FBI: accomplice of terror
• BETWEEN 1990 and 2001, Cuban border patrol troops stopped 10
attempts to infiltrate the island, detaining 28 mercenaries from Miami
terrorist gangs. During the same period, U.S. authorities intercepted
or learned about another 10 terror "commandos," but none them
have ever been sentenced in U.S. courts.
During a roundtable discussion recently broadcast on Cuban
television, Manuel Hevia, director of Cuban State Security’s Historical
Research Center, presented this eloquent summary of terrorist
activities over the past 10 years that have been concocted in Miami
and tolerated by the FBI:
• July 4, 1992: an armed group is detected off the coast of Havana
and later north of Varadero. After having problems with their boat’s
motor, they are rescued by the U.S. Coast Guard. Despite
discovering numerous weapons aboard the speedboat, the FBI frees
those individuals after a simple questioning.
• October 7, 1992: counterrevolutionary elements carry out an
armed attack on the Meliá Varadero Hotel. Upon returning to U.S.
waters, they are intercepted, questioned and then released. Without
further inconvenience.
• January 1993: five individuals armed with heavy machine guns are
arrested by the U.S. Coast Guard as they sail towards Cuba. They
are detained, questioned by the FBI and then freed.
• April 2, 1993: a Cypriot tanker is shot at by counterrevolutionaries
seven miles north of Matanzas. After being picked up by U.S. officials,
the attackers are released shortly afterward.

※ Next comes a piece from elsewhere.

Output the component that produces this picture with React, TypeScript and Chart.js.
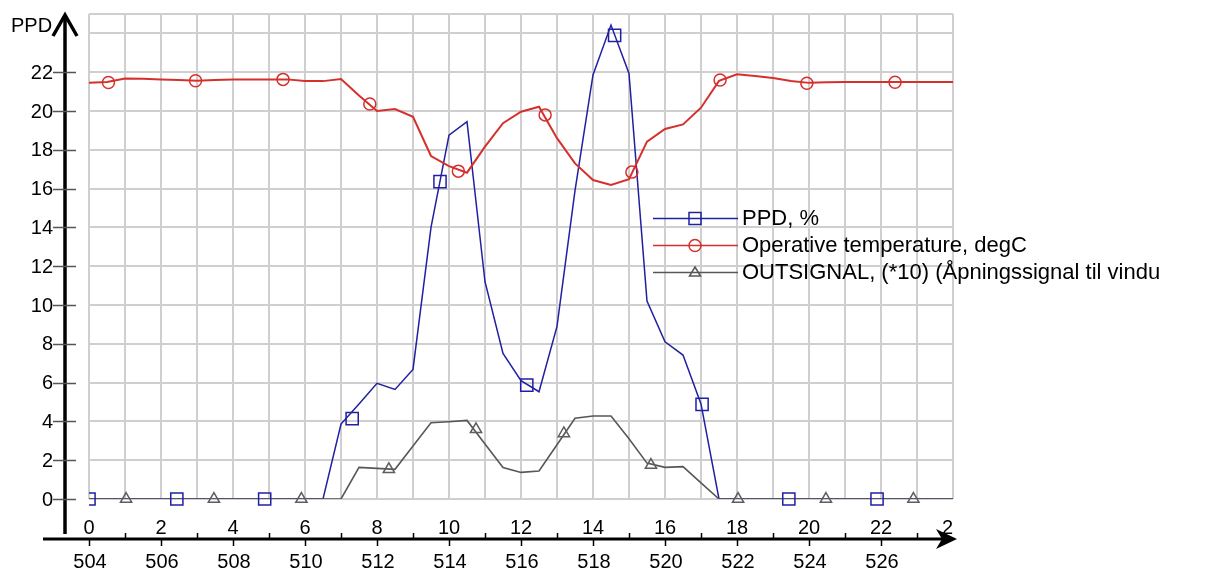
import React, { useEffect, useRef } from 'react';
import { Chart, registerables } from 'chart.js';

Chart.register(...registerables);

// ---------- data ----------
const hours = [0, 0.5, 1, 1.5, 2, 2.5, 3, 3.5, 4, 4.5, 5, 5.5, 6, 6.5, 7, 7.5, 8, 8.5, 9, 9.5, 10, 10.5, 11, 11.5, 12, 12.5, 13, 13.5, 14, 14.5, 15, 15.5, 16, 16.5, 17, 17.5, 18, 18.5, 19, 19.5, 20, 20.5, 21, 21.5, 22, 22.5, 23, 23.5, 24];

const ppd = [0, 0, 0, 0, 0, 0, 0, 0, 0, 0, 0, 0, 0, 0,
  3.86, 4.9, 5.96, 5.65, 6.68, 14.0, 18.76, 19.45, 11.2, 7.5, 6.1, 5.53, 8.9, 15.9, 21.86, 24.43, 21.94, 10.2, 8.1, 7.42, 4.9, 0,
  0, 0, 0, 0, 0, 0, 0, 0, 0, 0, 0, 0, 0];

const operativeTemp = [21.45, 21.5, 21.68, 21.66, 21.62, 21.6, 21.56, 21.6, 21.63, 21.63, 21.63, 21.63, 21.55, 21.54, 21.65,
  20.8, 20.0, 20.1, 19.7, 17.68, 17.16, 16.82, 18.16, 19.37, 19.96, 20.22, 18.6, 17.3, 16.44, 16.19, 16.48, 18.42, 19.07, 19.31, 20.17, 21.55, 21.89,
  21.8, 21.7, 21.55, 21.45, 21.48, 21.5, 21.5, 21.5, 21.5, 21.5, 21.5, 21.5];

const outSignal = [0, 0, 0, 0, 0, 0, 0, 0, 0, 0, 0, 0, 0, 0, 0,
  1.63, 1.58, 1.53, 2.73, 3.93, 3.98, 4.05, 2.83, 1.62, 1.37, 1.44, 2.8, 4.16, 4.28, 4.28, 3.1, 1.85, 1.63, 1.67, 0.83, 0,
  0, 0, 0, 0, 0, 0, 0, 0, 0, 0, 0, 0, 0];

const ppdMarkerHours = [0, 2.44, 4.88, 7.31, 9.75, 12.16, 14.6, 17.03, 19.44, 21.89];
const ppdMarkerValues = [0, 0, 0, 4.14, 16.36, 5.87, 23.9, 4.88, 0, 0];
const tempMarkerHours = [0.54, 2.96, 5.39, 7.8, 10.26, 12.67, 15.08, 17.53, 19.94, 22.39];
const tempMarkerValues = [21.47, 21.56, 21.63, 20.36, 16.9, 19.8, 16.85, 21.6, 21.43, 21.48];
const sigMarkerHours = [1.03, 3.47, 5.9, 8.33, 10.75, 13.19, 15.61, 18.03, 20.47, 22.9];
const sigMarkerValues = [0, 0, 0, 1.53, 3.59, 3.38, 1.75, 0, 0, 0];

const legendLabels = ['PPD, %', 'Operative temperature, degC', 'OUTSIGNAL, (*10) (Åpningssignal til vindu'];
const yAxisTitle = 'PPD';

const yTickValues = [0, 2, 4, 6, 8, 10, 12, 14, 16, 18, 20, 22];
const yGridValues = [0, 2, 4, 6, 8, 10, 12, 14, 16, 18, 20, 22, 24, 25];
const xGridValues = [0, 1, 2, 3, 4, 5, 6, 7, 8, 9, 10, 11, 12, 13, 14, 15, 16, 17, 18, 19, 20, 21, 22, 23, 24];
const xTopLabels = [0, 2, 4, 6, 8, 10, 12, 14, 16, 18, 20, 22, 24];
const xBottomLabelHours = [0, 2, 4, 6, 8, 10, 12, 14, 16, 18, 20, 22];
const xBottomLabels = ['504', '506', '508', '510', '512', '514', '516', '518', '520', '522', '524', '526'];
const xOddTickHours = [1, 3, 5, 7, 9, 11, 13, 15, 17, 19, 21, 23];

// ---------- style ----------
const W = 1205;
const H = 571;
const FONT = '"Liberation Sans", Arial, sans-serif';
const BLUE = '#2020a2';
const RED = '#d6302d';
const GRAY = '#575757';
const GRID = '#cfcfcf';

const pts = (xs: number[], ys: number[]) => xs.map((x, i) => ({ x, y: ys[i] }));

function drawMarker(ctx: CanvasRenderingContext2D, kind: string, x: number, y: number, color: string) {
  ctx.save();
  ctx.strokeStyle = color;
  ctx.lineWidth = 1.5;
  ctx.beginPath();
  if (kind === 'rect') {
    ctx.rect(x - 6, y - 6, 12, 12);
  } else if (kind === 'circle') {
    ctx.arc(x, y, 6, 0, Math.PI * 2);
  } else {
    ctx.moveTo(x, y - 5.5);
    ctx.lineTo(x + 5.5, y + 3.5);
    ctx.lineTo(x - 5.5, y + 3.5);
    ctx.closePath();
  }
  ctx.stroke();
  ctx.restore();
}

const decorPlugin = {
  id: 'decor',
  beforeDatasetsDraw(chart: any) {
    const { ctx, chartArea: a, scales } = chart;
    const xs = scales.x;
    const ys = scales.y;
    ctx.save();
    ctx.strokeStyle = GRID;
    ctx.lineWidth = 2;
    ctx.beginPath();
    for (const v of xGridValues) {
      const px = Math.round(xs.getPixelForValue(v));
      ctx.moveTo(px, a.top);
      ctx.lineTo(px, a.bottom);
    }
    for (const v of yGridValues) {
      const py = Math.round(ys.getPixelForValue(v));
      ctx.moveTo(a.left, py);
      ctx.lineTo(a.right, py);
    }
    ctx.stroke();
    ctx.restore();
  },
  afterDraw(chart: any) {
    const { ctx, chartArea: a, scales } = chart;
    const xs = scales.x;
    const ys = scales.y;
    const axisX = a.left - 24;
    const axisY = a.bottom + 40;
    ctx.save();
    ctx.fillStyle = '#000';
    ctx.strokeStyle = '#000';
    ctx.lineCap = 'butt';

    // y axis line + arrow
    ctx.lineWidth = 3.5;
    ctx.beginPath();
    ctx.moveTo(axisX, axisY - 5);
    ctx.lineTo(axisX, a.top + 4);
    ctx.stroke();
    ctx.lineJoin = 'miter';
    ctx.beginPath();
    ctx.moveTo(axisX - 12, a.top + 22);
    ctx.lineTo(axisX, a.top + 1);
    ctx.lineTo(axisX + 12, a.top + 22);
    ctx.stroke();

    // y ticks and labels
    ctx.strokeStyle = '#555';
    ctx.lineWidth = 1.5;
    ctx.beginPath();
    for (const v of yTickValues) {
      const py = Math.round(ys.getPixelForValue(v)) + 0.5;
      ctx.moveTo(axisX - 12, py);
      ctx.lineTo(axisX + 11, py);
    }
    ctx.stroke();
    ctx.fillStyle = '#000';
    ctx.font = `20px ${FONT}`;
    ctx.textAlign = 'right';
    ctx.textBaseline = 'middle';
    for (const v of yTickValues) {
      ctx.fillText(String(v), axisX - 12, ys.getPixelForValue(v) + 1);
    }
    ctx.textAlign = 'left';
    ctx.fillText(yAxisTitle, 11, a.top + 12);

    // x axis line + arrow
    ctx.strokeStyle = '#000';
    ctx.lineWidth = 3;
    ctx.beginPath();
    ctx.moveTo(43, axisY);
    ctx.lineTo(a.right - 8, axisY);
    ctx.stroke();
    ctx.beginPath();
    ctx.moveTo(a.right + 4, axisY);
    ctx.lineTo(a.right - 17, axisY - 10);
    ctx.lineTo(a.right - 11, axisY);
    ctx.lineTo(a.right - 17, axisY + 10);
    ctx.closePath();
    ctx.fill();

    // x ticks
    ctx.lineWidth = 1.5;
    ctx.beginPath();
    for (const v of xOddTickHours) {
      const px = Math.round(xs.getPixelForValue(v)) + 0.5;
      ctx.moveTo(px, axisY - 6);
      ctx.lineTo(px, axisY);
    }
    for (const v of xBottomLabelHours) {
      const px = Math.round(xs.getPixelForValue(v)) + 0.5;
      ctx.moveTo(px, axisY);
      ctx.lineTo(px, axisY + 7);
    }
    ctx.stroke();

    // x labels
    ctx.font = `20px ${FONT}`;
    ctx.textAlign = 'center';
    ctx.textBaseline = 'middle';
    ctx.save();
    ctx.beginPath();
    ctx.rect(0, 0, a.right, H);
    ctx.clip();
    for (const v of xTopLabels) {
      ctx.fillText(String(v), xs.getPixelForValue(v), a.bottom + 29);
    }
    ctx.restore();
    xBottomLabelHours.forEach((v, i) => {
      ctx.fillText(xBottomLabels[i], xs.getPixelForValue(v) + 1, axisY + 23);
    });

    // legend
    const rows = [218, 245, 272];
    const colors = [BLUE, RED, GRAY];
    const kinds = ['rect', 'circle', 'triangle'];
    ctx.font = `22px ${FONT}`;
    ctx.textAlign = 'left';
    ctx.textBaseline = 'middle';
    rows.forEach((ry, i) => {
      ctx.strokeStyle = colors[i];
      ctx.lineWidth = 1.5;
      ctx.beginPath();
      ctx.moveTo(653, ry + 0.5);
      ctx.lineTo(738, ry + 0.5);
      ctx.stroke();
      drawMarker(ctx, kinds[i], 695, ry + 0.5, colors[i]);
      ctx.fillStyle = '#000';
      ctx.fillText(legendLabels[i], 742, ry + 1);
    });
    ctx.restore();
  },
};

export default function App() {
  const ref = useRef<HTMLCanvasElement>(null);
  useEffect(() => {
    document.body.style.margin = '0';
    const canvas = ref.current;
    if (!canvas) return;
    const markerClip = { left: 0, top: false, right: false, bottom: false } as any;
    const chart = new Chart(canvas, {
      type: 'line',
      data: {
        datasets: [
          {
            label: 'ppd-markers', data: pts(ppdMarkerHours, ppdMarkerValues), showLine: false,
            pointStyle: 'rect', pointRadius: 8.6, pointBorderWidth: 1.5, pointBorderColor: BLUE,
            pointBackgroundColor: 'rgba(0,0,0,0)', borderColor: BLUE, order: 0, clip: markerClip,
          },
          {
            label: 'temp-markers', data: pts(tempMarkerHours, tempMarkerValues), showLine: false,
            pointStyle: 'circle', pointRadius: 6, pointBorderWidth: 1.5, pointBorderColor: RED,
            pointBackgroundColor: 'rgba(0,0,0,0)', borderColor: RED, order: 0, clip: markerClip,
          },
          {
            label: 'sig-markers', data: pts(sigMarkerHours, sigMarkerValues), showLine: false,
            pointStyle: 'triangle', pointRadius: 6.5, pointBorderWidth: 1.5, pointBorderColor: '#5e5e5e',
            pointBackgroundColor: 'rgba(0,0,0,0)', borderColor: GRAY, order: 0, clip: markerClip,
          },
          {
            label: legendLabels[2], data: pts(hours, outSignal), borderColor: GRAY, borderWidth: 1.6,
            pointRadius: 0, tension: 0, order: 1,
          },
          {
            label: legendLabels[1], data: pts(hours, operativeTemp), borderColor: RED, borderWidth: 2,
            pointRadius: 0, tension: 0, order: 2,
          },
          {
            label: legendLabels[0], data: pts(hours, ppd), borderColor: BLUE, borderWidth: 1.5,
            pointRadius: 0, tension: 0, order: 3,
          },
        ],
      },
      options: {
        responsive: false,
        animation: false,
        devicePixelRatio: 1,
        layout: { padding: { left: 89, right: W - 953, top: 14, bottom: H - 499 } },
        scales: {
          x: { type: 'linear', display: false, min: 0, max: 24 },
          y: { type: 'linear', display: false, min: 0, max: 25 },
        },
        plugins: { legend: { display: false }, tooltip: { enabled: false } },
        events: [],
      },
      plugins: [decorPlugin],
    });
    return () => chart.destroy();
  }, []);
  return (
    <div style={{ position: 'fixed', left: 0, top: 0, width: W, height: H, background: '#fff' }}>
      <canvas ref={ref} width={W} height={H} style={{ width: W, height: H, display: 'block' }} />
    </div>
  );
}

• May, 21, 1993: nine armed mercenaries with machine guns and
explosives are detained by the U.S. Customs Service while on their
way to the island. They are released with no further problems.
• March 11, 1994: an Alpha 66 commando group fires shots at the
Guitart Cayo Coco Hotel. On returning to the United States, they
give hold a press conference. The U.S. authorities don’t interfere.
• October 6, 1994: another Alpha 66 commando repeats the
operation! The FBI takes no action.
• May 20, 1995: Alpha 66 members carry out the same action
against the same hotel for the third time. No FBI reaction.
• July 12, 1995: three individuals are arrested with weapons and
explosives after an operation against Cuba. The FBI interrogate them
before immediately releasing them.
• January 23, 1996: five intercepted terrorists are released the same
day.
In terms of supporting terrorism, the FBI can certainly boast about
its wide experience.
Paradoxically, the empire’s most important police agency — attentive
to the whims of the anti-Cuba mafia and responding to directives
from on high — was indisputably efficient when it came to staging a
rigged trial against five Cubans "guilty" of wanting to stop the authors
of these terrorist attacks.
Oh yes, the empire’s political police knew how to show its true face.